The Cray XD1 is a highly modular Linux-based supercomputer, with great ease of scalability. The smallest complete base unit is a chassis. (This is where the name “mini” comes in.) It is a 12 processor Opteron machine. Up to 12 chassis can be installed in a rack. Multirack configurations integrate hundreds of processors into a single system. The system is a great marriage of Cray, Linux and AMD technologies.
One of the greatest features of the XD1 is its ability to self-heal whenever a problem is detected. It uses an elaborate fault detection system that monitors over 200 critical hardware functions as well as the Linux OS, predicting eminent failures and automatically recovering from them.
The Cray XD1 system provides extensive fault detection, isolation, and prediction capabilities, coupled with automated proactive and reactive self-healing intelligence.
Fault Detection: In each chassis, a dedicated management processor with its own super-visory network continuously monitors over 200 critical hardware functions, including temperatures, voltages, in-rush currents, parity errors, and component diagnostics. The management system also monitors the sanity and operation of the Linux operating system and key internal services such as DNS, NIS, and LDAP.

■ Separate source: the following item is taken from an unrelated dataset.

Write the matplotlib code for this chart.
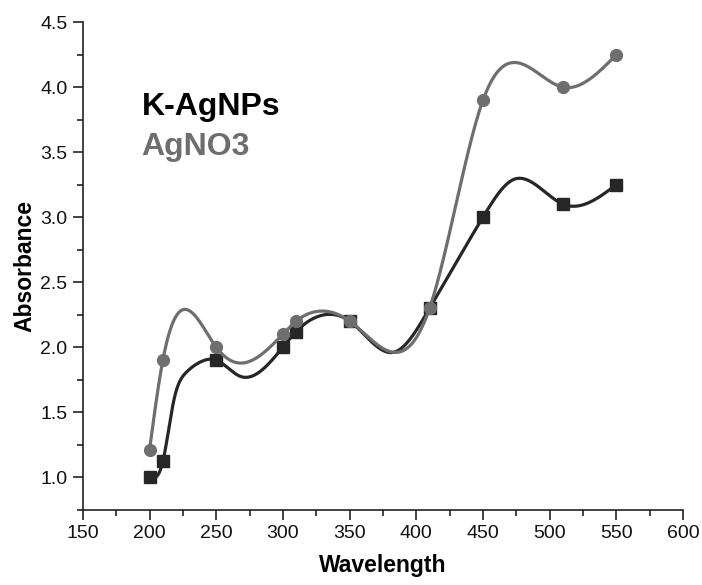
import numpy as np
import matplotlib
matplotlib.use("Agg")
import matplotlib.pyplot as plt
from matplotlib.ticker import MultipleLocator

# measured points (markers)
wavelength = [200, 210, 250, 300, 310, 350, 410, 450, 510, 550]
k_agnps = [1.00, 1.12, 1.90, 2.00, 2.12, 2.20, 2.30, 3.00, 3.10, 3.25]
agno3 = [1.21, 1.90, 2.00, 2.10, 2.20, 2.20, 2.30, 3.90, 4.00, 4.25]
series_names = ["K-AgNPs", "AgNO3"]

# smoothed line traces (markers plus turning points)
k_line_x = [200, 210, 218, 227, 238, 250, 268, 300, 310, 332, 350, 383, 410, 450, 473, 510, 550]
k_line_y = [1.00, 1.12, 1.58, 1.80, 1.885, 1.90, 1.775, 2.00, 2.12, 2.25, 2.20, 1.96, 2.30, 3.00, 3.29, 3.10, 3.25]
a_line_x = [200, 210, 227, 250, 268, 300, 310, 328, 350, 383, 410, 450, 473, 510, 550]
a_line_y = [1.21, 1.90, 2.29, 2.00, 1.877, 2.10, 2.20, 2.277, 2.20, 1.96, 2.30, 3.90, 4.19, 4.00, 4.25]


def natural_spline(x, y, xs):
    x = np.asarray(x, float)
    y = np.asarray(y, float)
    n = len(x)
    h = np.diff(x)
    A = np.zeros((n, n))
    b = np.zeros(n)
    A[0, 0] = 1
    A[-1, -1] = 1
    for i in range(1, n - 1):
        A[i, i - 1] = h[i - 1]
        A[i, i] = 2 * (h[i - 1] + h[i])
        A[i, i + 1] = h[i]
        b[i] = 3 * ((y[i + 1] - y[i]) / h[i] - (y[i] - y[i - 1]) / h[i - 1])
    c = np.linalg.solve(A, b)
    bb = (y[1:] - y[:-1]) / h - h * (2 * c[:-1] + c[1:]) / 3
    d = (c[1:] - c[:-1]) / (3 * h)
    idx = np.clip(np.searchsorted(x, xs) - 1, 0, n - 2)
    dx = xs - x[idx]
    return y[idx] + bb[idx] * dx + c[idx] * dx ** 2 + d[idx] * dx ** 3


plt.rcParams['font.family'] = ['Liberation Sans', 'DejaVu Sans']
fig = plt.figure(figsize=(7.02, 5.85), dpi=100)
ax = fig.add_axes([0.118, 0.129, 0.855, 0.833])
ax.set_xlim(150, 600)
ax.set_ylim(0.75, 4.5)

k_col = "#262626"
a_col = "#6e6e6e"
xs = np.linspace(200, 550, 1400)
ax.plot(xs, natural_spline(k_line_x, k_line_y, xs), color=k_col, lw=2.3, zorder=2)
ax.plot(wavelength, k_agnps, 's', color=k_col, ms=8, zorder=3)
ax.plot(xs, natural_spline(a_line_x, a_line_y, xs), color=a_col, lw=2.3, zorder=4)
ax.plot(wavelength, agno3, 'o', color=a_col, ms=8.5, zorder=5)

ax.xaxis.set_major_locator(MultipleLocator(50))
ax.xaxis.set_minor_locator(MultipleLocator(25))
ax.yaxis.set_minor_locator(MultipleLocator(0.25))
yt = [1.0, 1.5, 2.0, 2.5, 3.0, 3.5, 4.0, 4.5]
ax.set_yticks(yt)
ax.set_yticklabels([f"{v:.1f}" for v in yt])
ax.spines['top'].set_visible(False)
ax.spines['right'].set_visible(False)
for s in ['left', 'bottom']:
    ax.spines[s].set_linewidth(1.2)
    ax.spines[s].set_color('#222222')
ax.tick_params(which='major', length=7, width=1.2, color='#222222', labelsize=14,
               labelcolor='#111111', pad=4, direction='out')
ax.tick_params(which='minor', length=4, width=1.2, color='#222222', direction='out')

ax.set_xlabel("Wavelength", fontsize=16.5, fontweight='bold', labelpad=9)
ax.set_ylabel("Absorbance", fontsize=16.5, fontweight='bold', labelpad=3)

ax.text(0.098, 0.809, series_names[0], transform=ax.transAxes, fontsize=23, fontweight='bold',
        color='#000000', va='baseline')
ax.text(0.098, 0.727, series_names[1], transform=ax.transAxes, fontsize=23, fontweight='bold',
        color=a_col, va='baseline')

fig.savefig("out.png", dpi=100, facecolor='white')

Proactive Management: Sophisticated proactive controls adjust a broad range of operating parameters to maintain peak performance and optimal operating conditions. The periodic refresh of system software in an SMP helps avoid problems with corrupted software. These proactive measures improve the mean time between failures (MTBF) and ensure system resiliency and job completion.
Recovery from Failures: The Cray XD1’s self-healing intelligence facilitates a quick and automated recovery in the event of a hardware failure, reducing outages from hours to minutes.
Redundancy features include “N+1 sparing” and the ability to reallocate resources in the event of a failure, enabling a replace-ment SMP to assume the persona of a failed SMP and restore full capacity to the affected partition. Jobs are automatically rescheduled from the last checkpoint.
Before you even look at the special technology, Cray makes sure that the system is adequately equipped.
The Cray XD1 features the direct connect processor (DCP) architecture, which removes PCI bottlenecks and memory contention to deliver superior sustained performance. According to the HPC Challenge benchmarks, the Cray XD1 has the lowest latency of any HPC system, with MPI latency of 1.8 microseconds and random ring latency of 1.3 microseconds. Tests conducted by the Ohio Supercomputer Center show that the Cray XD1 ships messages with four times lower MPI latency than common cluster interconnects such as Infiniband, Quadrics or Myrinet, and 30 times lower than Gigabit Ethernet employed in lowest-cost clusters. The Cray XD1’s interconnect delivers twice the bandwidth of 4X Infiniband for messages up to 1 KB and 60 percent higher throughput for very large messages.
The Linux/Opteron system runs x86 32/64 bit codes. Field programmable gate arrays (FPGAs) are available to accelerate applications, and the Active Manager subsystem provides single system command and control and high availability features. A 3VU (5.25″) chassis provides 12 compute processors, 58 peak gigaflops, 96 GB/second aggregate switching capacity, 1.8-microsecond MPI interprocessor latency, 84 GB maximum memory and 1.5 TB maximum disk storage. A 12-chassis rack provides 144 compute processors, 691 peak gigaflops, 1TB/second aggregate switching capacity, 2 microsecond MPI interprocessor latency, 922 GB/second aggregate memory bandwidth, 1 TB maximum memory and 18 TB maximum disk storage.
So if you or your company has the need for one of these systems you can pick one up in the neighborhood of just under $100,000 to about $2 million. This is really cheap as far as supercomputers are concerned.